Bill Finger To Receive Credit On ‘Gotham’ And ‘Batman V Superman’
For the past 75 years, every Batman story across all media has carried one --- and only one --- credit with regards to the character's origin: "Batman created by Bob Kane." Now, that's going to change.
Today, DC Entertainment announced that when Gotham returns to television next week, and when Batman v Superman: Dawn of Justice hits theaters next year, they'll both feature a credit for Bill Finger, who co-created Batman with Kane in 1939 and was responsible for some of the most enduring elements of the character.

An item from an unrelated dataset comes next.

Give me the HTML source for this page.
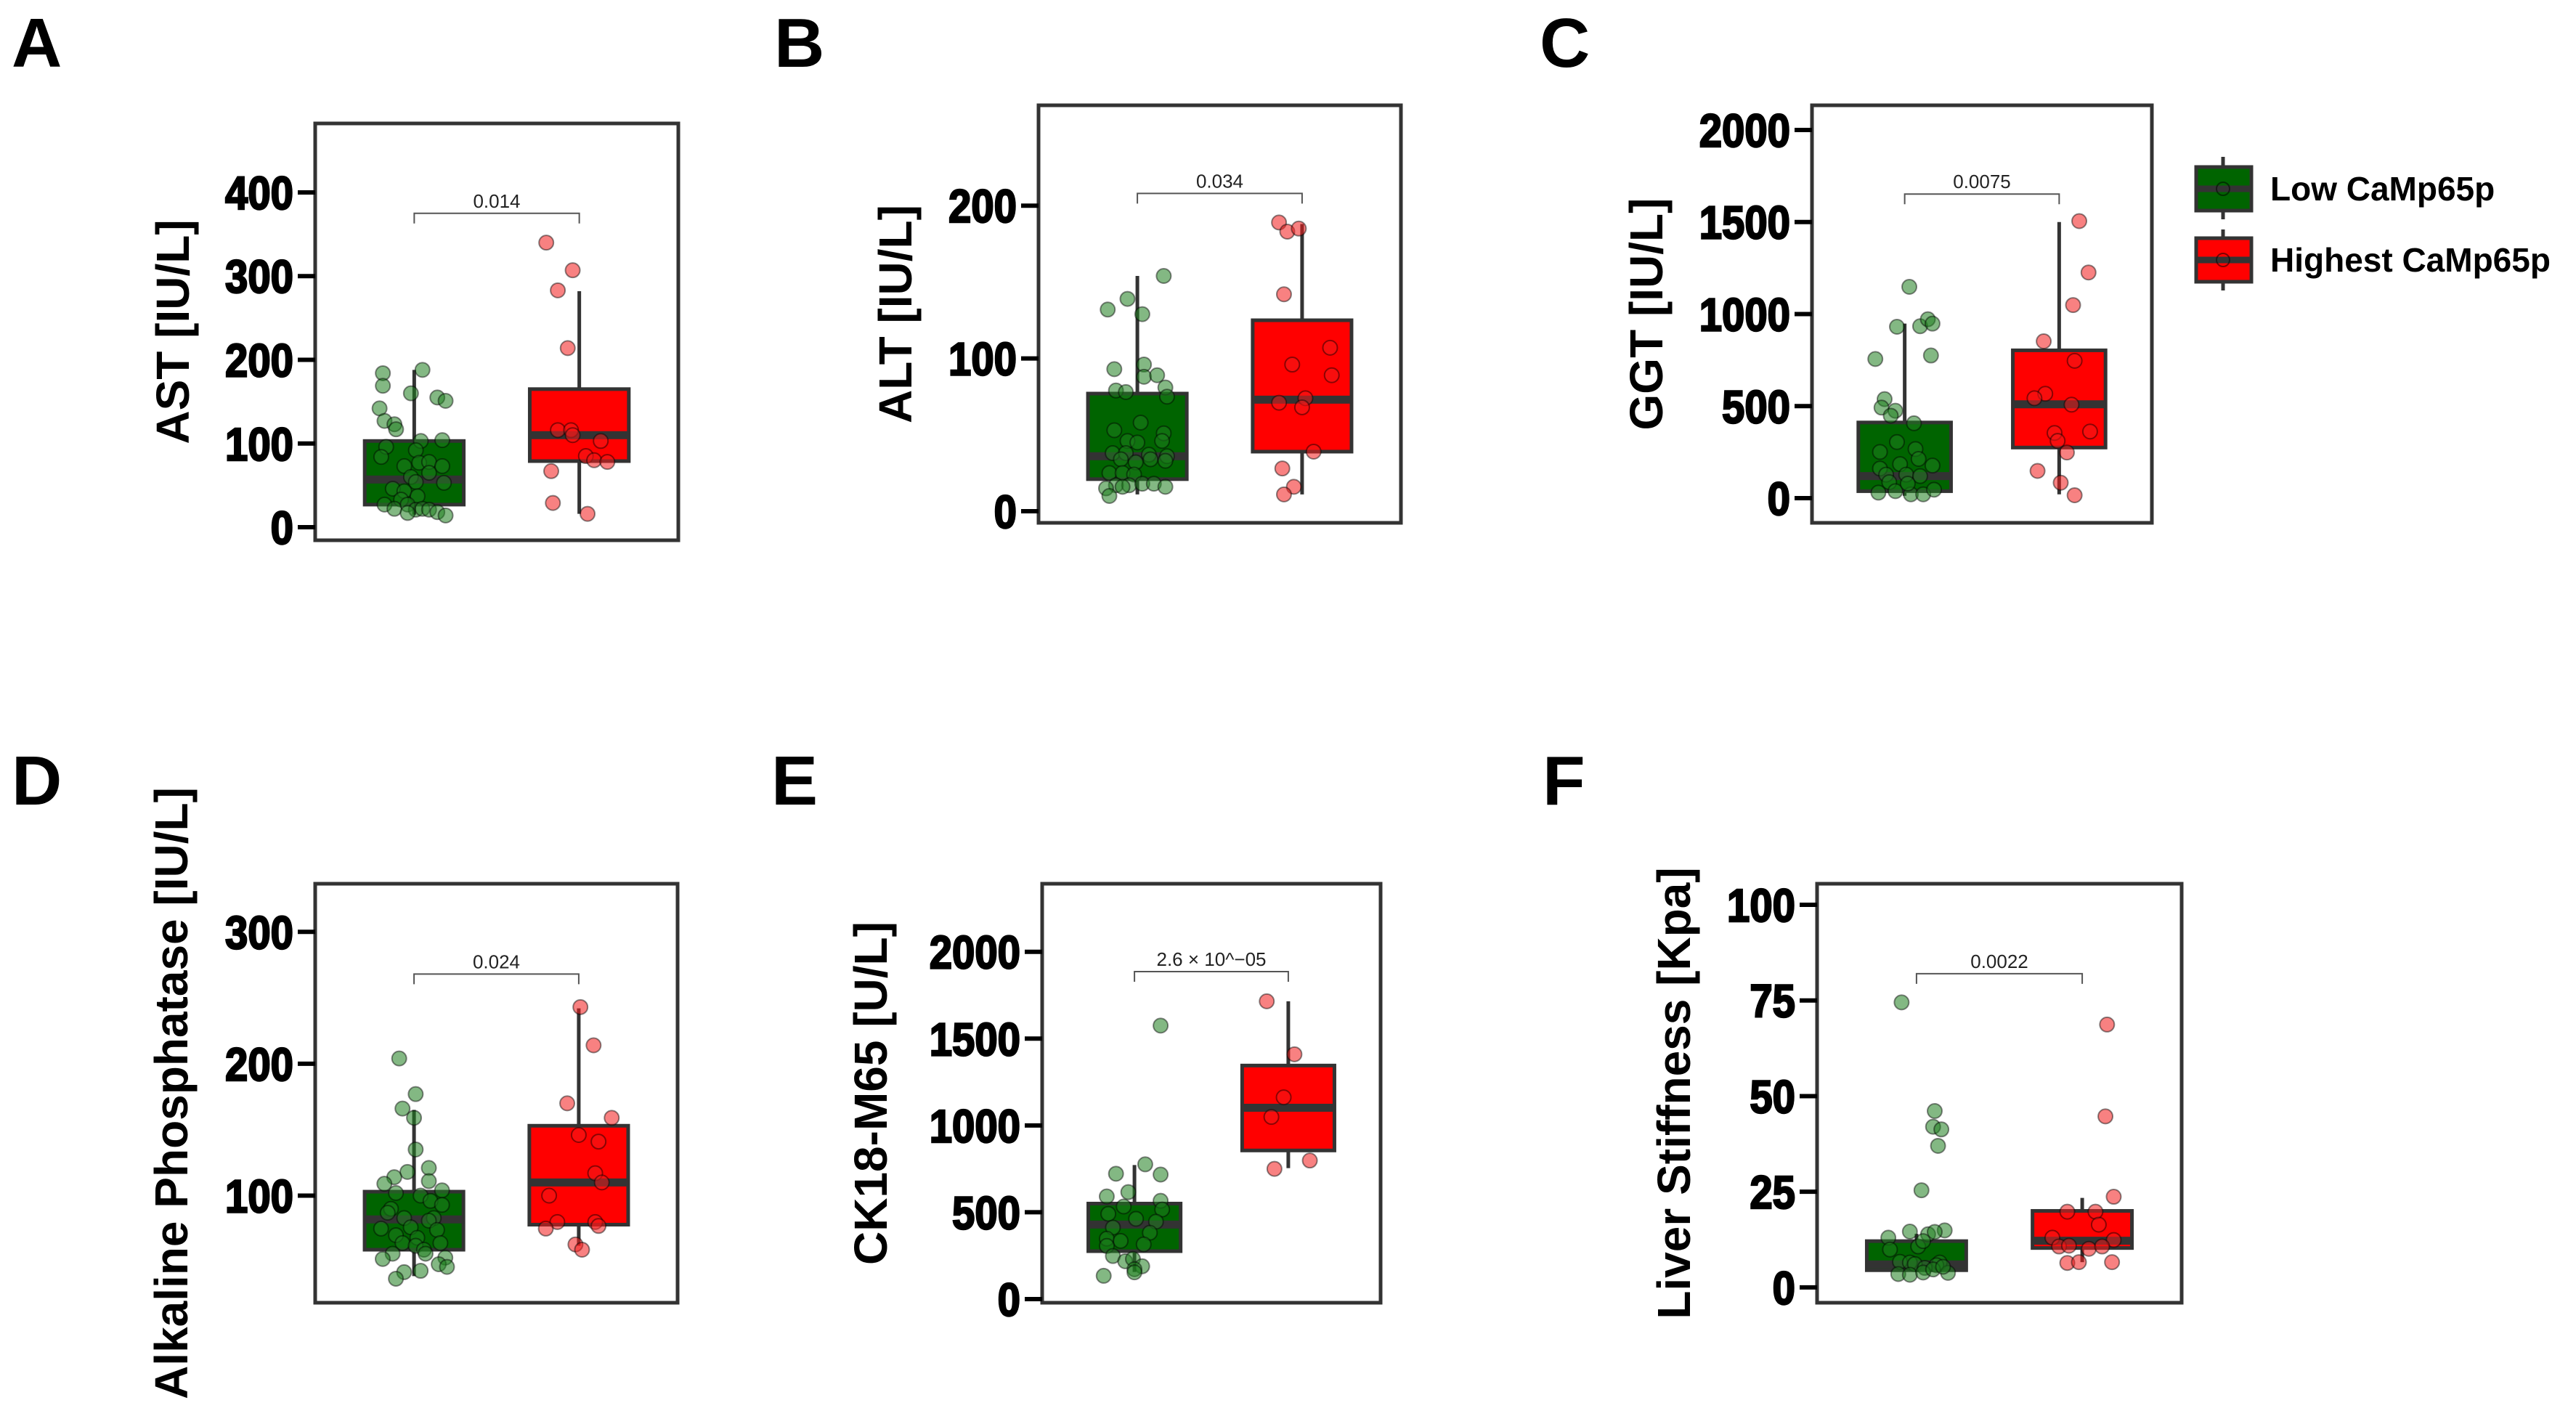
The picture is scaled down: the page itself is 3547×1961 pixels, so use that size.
<!DOCTYPE html>
<html><head><meta charset="utf-8"><style>
html,body{margin:0;padding:0;background:#fff;}
svg{display:block;font-family:"Liberation Sans",Arial,sans-serif;}
</style></head><body>
<svg id="fig" width="3547" height="1961" viewBox="0 0 3547 1961" xmlns="http://www.w3.org/2000/svg">
<rect width="3547" height="1961" fill="#fff"/>
<g>
  <g>
    <line x1="3061" y1="216" x2="3061" y2="302" stroke="#333" stroke-width="5"/>
    <rect x="3024" y="230" width="76" height="60" fill="#006400" stroke="#333" stroke-width="5"/>
    <line x1="3024" y1="260" x2="3100" y2="260" stroke="#333" stroke-width="9"/>
    <circle cx="3061" cy="260" r="9" fill="none" stroke="#000" stroke-opacity="0.5" stroke-width="2"/>
    <text x="3126" y="276" font-size="46" font-weight="bold" fill="#000">Low CaMp65p</text>
  </g>
  <g>
    <line x1="3061" y1="316" x2="3061" y2="400" stroke="#333" stroke-width="5"/>
    <rect x="3024" y="328" width="76" height="60" fill="#ff0000" stroke="#333" stroke-width="5"/>
    <line x1="3024" y1="358" x2="3100" y2="358" stroke="#333" stroke-width="9"/>
    <circle cx="3061" cy="358" r="9" fill="none" stroke="#000" stroke-opacity="0.5" stroke-width="2"/>
    <text x="3126" y="374" font-size="46" font-weight="bold" fill="#000">Highest CaMp65p</text>
  </g>
</g>
</svg>
<script>
const categories = ["Low CaMp65p", "Highest CaMp65p"];

// Panel A: AST
const astTicks = [0, 100, 200, 300, 400];
const astLowValues = [184,188,169,160,155,151,142,127,123,117,103,104,96,84,92,73,77,78,73,65,60,54,53,46,43,37,33,27,22,27,21,22,21,17,18,14];
const astLowJitter = [-0.19,0.05,-0.19,-0.02,0.14,0.19,-0.21,-0.18,-0.12,-0.11,0.04,0.17,-0.17,-0.2,0.01,-0.06,0.03,0.09,0.17,0.09,-0.02,0.01,0.18,-0.13,-0.06,0.02,-0.08,-0.18,-0.12,-0.04,0.01,0.05,0.09,-0.04,0.14,0.19];
const astHighValues = [340,307,283,214,116,116,110,103,85,80,78,67,29,16];
const astHighJitter = [-0.2,-0.04,-0.13,-0.07,-0.13,-0.05,-0.04,0.13,0.04,0.09,0.17,-0.17,-0.16,0.05];
const astLowStats = [27,57,103,15,188];
const astHighStats = [79,110,165,16,282];
const astPValue = "0.014";
const astBracket = 375;

// Panel B: ALT
const altTicks = [0, 100, 200];
const altLowValues = [154,139,132,129,96,93,88,89,79,78,81,75,58,53,51,46,45,46,38,38,37,36,34,32,34,33,25,25,24,17,17,18,18,16,15,10,16];
const altLowJitter = [0.16,-0.06,-0.18,0.03,0.04,-0.14,0.04,0.12,-0.13,-0.07,0.17,0.18,0.02,-0.14,0.16,-0.06,0,0.15,-0.15,-0.07,0.07,0.18,-0.1,-0.01,0.08,0.17,-0.17,-0.09,-0.02,-0.13,-0.05,0.03,0.1,0.17,-0.19,-0.17,-0.09];
const altHighValues = [189,183,185,142,107,96,89,74,71,68,39,28,16,11];
const altHighJitter = [-0.14,-0.09,-0.02,-0.11,0.17,-0.06,0.18,0.02,-0.14,0,0.07,-0.12,-0.05,-0.11];
const altLowStats = [21,36,77,11,154];
const altHighStats = [39,73,125,11,188];
const altPValue = "0.034";
const altBracket = 208;

// Panel C: GGT
const ggtTicks = [0, 500, 1000, 1500, 2000];
const ggtLowValues = [1148,931,934,972,948,756,775,538,492,475,448,407,305,251,267,213,185,177,161,128,128,120,87,30,38,21,21,46,79];
const ggtLowJitter = [0.03,-0.05,0.1,0.15,0.18,-0.19,0.17,-0.13,-0.15,-0.06,-0.09,0.06,-0.05,-0.16,0.07,0.09,-0.03,0.18,-0.16,-0.12,0.01,0.1,-0.1,-0.17,-0.06,0.04,0.12,0.19,0.02];
const ggtHighValues = [1505,1226,1049,852,746,567,543,508,362,354,311,248,148,84,16];
const ggtHighJitter = [0.13,0.19,0.09,-0.1,0.1,-0.09,-0.16,0.08,0.2,-0.03,-0.01,0.05,-0.14,0.01,0.1];
const ggtLowStats = [38,120,411,13,948];
const ggtHighStats = [275,510,803,21,1500];
const ggtPValue = "0.0075";
const ggtBracket = 1652;

// Panel D: Alkaline Phosphatase
const alpTicks = [100, 200, 300];
const alpLowValues = [204,177,166,159,135,121,118,114,111,109,104,102,100,96,93,90,87,83,83,81,76,75,74,70,68,64,64,62,59,56,56,52,53,48,46,42,43,37];
const alpLowJitter = [-0.09,0.01,-0.07,0,0.01,0.09,-0.04,-0.12,0.09,-0.18,0.17,-0.11,0.04,0.1,0.17,-0.14,-0.16,-0.06,0.12,0.09,-0.02,-0.2,0.14,-0.11,0.02,-0.07,0.16,0.01,0.06,0.07,-0.13,-0.19,0.19,0.15,0.2,-0.06,0.04,-0.11];
const alpHighValues = [243,214,170,159,146,141,117,110,100,80,80,77,75,63,59];
const alpHighJitter = [0.01,0.09,-0.07,0.2,0,0.12,0.1,0.14,-0.18,-0.13,0.1,0.12,-0.2,-0.02,0.02];
const alpLowStats = [59,82,103,39,165];
const alpHighStats = [78,110,153,62,242];
const alpPValue = "0.024";
const alpBracket = 268;

// Panel E: CK18-M65
const ckTicks = [0, 500, 1000, 1500, 2000];
const ckLowValues = [1575,776,722,717,616,591,566,533,516,491,462,446,412,382,348,335,315,306,248,218,231,189,172,134,154];
const ckLowJitter = [0.17,0.07,-0.12,0.17,-0.04,-0.18,0.17,-0.07,0.18,-0.17,0.01,0.14,-0.14,0.1,-0.18,-0.09,0.06,-0.18,-0.14,-0.06,-0.01,0.05,0,-0.2,0];
const ckHighValues = [1715,1410,1162,1049,798,750];
const ckHighJitter = [-0.14,0.04,-0.03,-0.11,0.14,-0.09];
const ckLowStats = [276,429,550,156,772];
const ckHighStats = [856,1102,1345,754,1715];
const ckPValue = "2.6 \u00d7 10^\u221205";
const ckBracket = 1886;

// Panel F: Liver stiffness
const lsTicks = [0, 25, 50, 75, 100];
const lsLowValues = [74.5,46.1,42,41.3,37,25.4,14.6,14.9,13,13.9,14.5,10.7,9.9,12.1,6.7,6.5,6.1,6.5,5.8,5.1,3.5,3.3,3.9,3.8,4.7,5.4];
const lsLowJitter = [-0.09,0.11,0.1,0.15,0.13,0.03,-0.04,0.17,-0.17,0.07,0.11,0.01,-0.16,0.04,-0.1,-0.04,-0.01,0.14,0.12,0.05,-0.11,-0.04,0.04,0.19,0.1,0.16];
const lsHighValues = [68.7,44.7,23.7,19.8,19.8,16.4,13,12.4,10.7,10.9,10.1,10.7,6.4,6.6,6.6];
const lsHighJitter = [0.15,0.14,0.19,-0.09,0.08,0.1,-0.18,0.19,-0.14,-0.08,0.04,0.12,-0.09,-0.02,0.18];
const lsLowStats = [4.5,6,12.1,4,14];
const lsHighStats = [10.3,12.2,20,6.6,23.4];
const lsPValue = "0.0022";
const lsBracket = 82;

const NS = "http://www.w3.org/2000/svg";
const svg = document.getElementById("fig");
function mk(tag, attrs, parent) {
  const e = document.createElementNS(NS, tag);
  for (const k in attrs) e.setAttribute(k, attrs[k]);
  (parent || svg).appendChild(e);
  return e;
}

function drawPanel(p) {
  const g = mk("g", {});
  
  
  const L = p.box[0], R = p.box[1], T = p.box[2], B = p.box[3];
  const y = v => B - (v - p.domain[0]) / (p.domain[1] - p.domain[0]) * (B - T);
  const x = c => L + (c + 0.6) / 2.2 * (R - L);
  const bw = 0.6 / 2.2 * (R - L);
  const unit = (R - L) / 2.2;

  const letter = mk("text", {x: p.letter[1], y: p.letter[2], "font-size": 96, "font-weight": "bold", fill: "#000"}, g);
  letter.textContent = p.letter[0];
  
  

  const frame = mk("rect", {x: L, y: T, width: R - L, height: B - T, fill: "#fff", stroke: "#333", "stroke-width": 5}, g);
  
  

  p.ticks.forEach(t => {
    const ty = y(t);
    const tk = mk("line", {x1: L - 24, x2: L, y1: ty, y2: ty, stroke: "#000", "stroke-width": 6}, g);
    
    
    const tl = mk("text", {x: 0, y: 0, transform: "translate(" + (L - 30) + " " + (ty + 23) + ") scale(0.88 1)", "text-anchor": "end", "font-size": 64, "font-weight": "bold", fill: "#000", stroke: "#000", "stroke-width": 2.5}, g);
    tl.textContent = t;
    
    
  });

  const cy = (T + B) / 2;
  const title = mk("text", {x: p.titleX, y: cy, "text-anchor": "middle", "font-size": 64, "font-weight": "bold", fill: "#000", transform: "rotate(-90 " + p.titleX + " " + cy + ")", "dominant-baseline": "central"}, g);
  title.textContent = p.title;
  
  

  const fills = ["#006400", "#ff0000"];
  const ptFill = ["#1e7d1e", "#f21a1a"];
  const names = ["low", "highest"];
  [p.lowStats, p.highStats].forEach((s, i) => {
    const cx = x(i);
    const bg = mk("g", {}, g);
    
    
    mk("line", {x1: cx, x2: cx, y1: y(s[4]), y2: y(s[3]), stroke: "#333", "stroke-width": 5}, bg);
    mk("rect", {x: cx - bw / 2, y: y(s[2]), width: bw, height: y(s[0]) - y(s[2]), fill: fills[i], stroke: "#333", "stroke-width": 5}, bg);
    mk("line", {x1: cx - bw / 2, x2: cx + bw / 2, y1: y(s[1]), y2: y(s[1]), stroke: "#333", "stroke-width": 11}, bg);
  });
  [[p.lowValues, p.lowJitter], [p.highValues, p.highJitter]].forEach((d, i) => {
    d[0].forEach((v, k) => {
      const c = mk("circle", {cx: x(i) + d[1][k] * unit, cy: y(v), r: 10, fill: ptFill[i], "fill-opacity": 0.55, stroke: "#000", "stroke-opacity": 0.45, "stroke-width": 2}, g);
      
      
    });
  });

  const by = y(p.bracket);
  const br = mk("path", {d: "M" + x(0) + " " + (by + 14) + "V" + by + "H" + x(1) + "V" + (by + 14), fill: "none", stroke: "#555", "stroke-width": 2}, g);
  
  
  const pt = mk("text", {x: (x(0) + x(1)) / 2, y: by - 8, "text-anchor": "middle", "font-size": 26, fill: "#222"}, g);
  pt.textContent = p.pValue;
  
  
}

drawPanel({id: "a-ast", letter: ["A", 16, 92], box: [434, 934, 170, 744], domain: [-15.6, 482.4], titleX: 238, title: "AST [IU/L]",
  ticks: astTicks, lowValues: astLowValues, lowJitter: astLowJitter, highValues: astHighValues, highJitter: astHighJitter,
  lowStats: astLowStats, highStats: astHighStats, pValue: astPValue, bracket: astBracket});
drawPanel({id: "b-alt", letter: ["B", 1066, 92], box: [1430, 1929, 145, 720], domain: [-7.6, 265.7], titleX: 1233, title: "ALT [IU/L]",
  ticks: altTicks, lowValues: altLowValues, lowJitter: altLowJitter, highValues: altHighValues, highJitter: altHighJitter,
  lowStats: altLowStats, highStats: altHighStats, pValue: altPValue, bracket: altBracket});
drawPanel({id: "c-ggt", letter: ["C", 2120, 92], box: [2495, 2963, 145, 720], domain: [-134, 2134], titleX: 2267, title: "GGT [IU/L]",
  ticks: ggtTicks, lowValues: ggtLowValues, lowJitter: ggtLowJitter, highValues: ggtHighValues, highJitter: ggtHighJitter,
  lowStats: ggtLowStats, highStats: ggtHighStats, pValue: ggtPValue, bracket: ggtBracket});
drawPanel({id: "d-alp", letter: ["D", 16, 1108], box: [434, 933, 1217, 1794], domain: [18.8, 336.5], titleX: 236, title: "Alkaline Phosphatase [IU/L]",
  ticks: alpTicks, lowValues: alpLowValues, lowJitter: alpLowJitter, highValues: alpHighValues, highJitter: alpHighJitter,
  lowStats: alpLowStats, highStats: alpHighStats, pValue: alpPValue, bracket: alpBracket});
drawPanel({id: "e-ck18", letter: ["E", 1062, 1108], box: [1435, 1901, 1217, 1794], domain: [-21, 2392], titleX: 1199, title: "CK18-M65 [U/L]",
  ticks: ckTicks, lowValues: ckLowValues, lowJitter: ckLowJitter, highValues: ckHighValues, highJitter: ckHighJitter,
  lowStats: ckLowStats, highStats: ckHighStats, pValue: ckPValue, bracket: ckBracket});
drawPanel({id: "f-stiffness", letter: ["F", 2124, 1108], box: [2502, 3004, 1217, 1794], domain: [-4.0, 105.5], titleX: 2305, title: "Liver Stiffness [Kpa]",
  ticks: lsTicks, lowValues: lsLowValues, lowJitter: lsLowJitter, highValues: lsHighValues, highJitter: lsHighJitter,
  lowStats: lsLowStats, highStats: lsHighStats, pValue: lsPValue, bracket: lsBracket});
</script>
</body></html>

The announcement was made in a statement from DC, released to the Hollywood Reporter:
DC Entertainment and the family of Bill Finger are pleased to announce that they have reached an agreement that recognizes Mr. Finger’s significant contributions to the Batman family of characters. “Bill Finger was instrumental in developing many of the key creative elements that enrich the Batman universe, and we look forward to building on our acknowledgement of his significant role in DC Comics’ history,” stated Diane Nelson, President of DC Entertainment. “As part of our acknowledgement of those contributions,” Nelson continued, “we are pleased to confirm today that Bill Finger will be receiving credit in the Warner Bros. television series Gotham beginning later this season, and in the forthcoming motion picture Batman v Superman: Dawn of Justice.”
For context, those contributions include, among other things, Batman's costume and color scheme, the idea that he doesn't have super-powers, the origin story that includes the death of his parents, the co-creation of Robin, Catwoman and the Joker, and, perhaps most relevant to the TV show, Gotham City as the setting for Batman's adventures.
This news follows a resurgence of interest in Finger, who died in 1974 at the age of 59. Fan efforts to seek greater recognition for Finger began in the 1960s, and continue today with projects that include Marc Tyler Nobleman and Ty Templeton's Bill The Boy Wonder, a book for young readers that details Finger's work and includes a list of sources for further reading. It's well worth checking out if you're curious as to the story. Finger received his first-ever cover credit only last year as the writer of "The Case of the Chemical Syndicate," the story that introduced Batman in Detective Comics #27.
What form his credit will take in Gotham and Batman V Superman remains to be seen. It seems doubtful that the existing "Batman created by Bob Kane" credit will be supplanted by one that adds Finger, but after years of obscurity, any acknowledgement of Finger's work --- without which there would be no Batman today --- is a step in the right direction.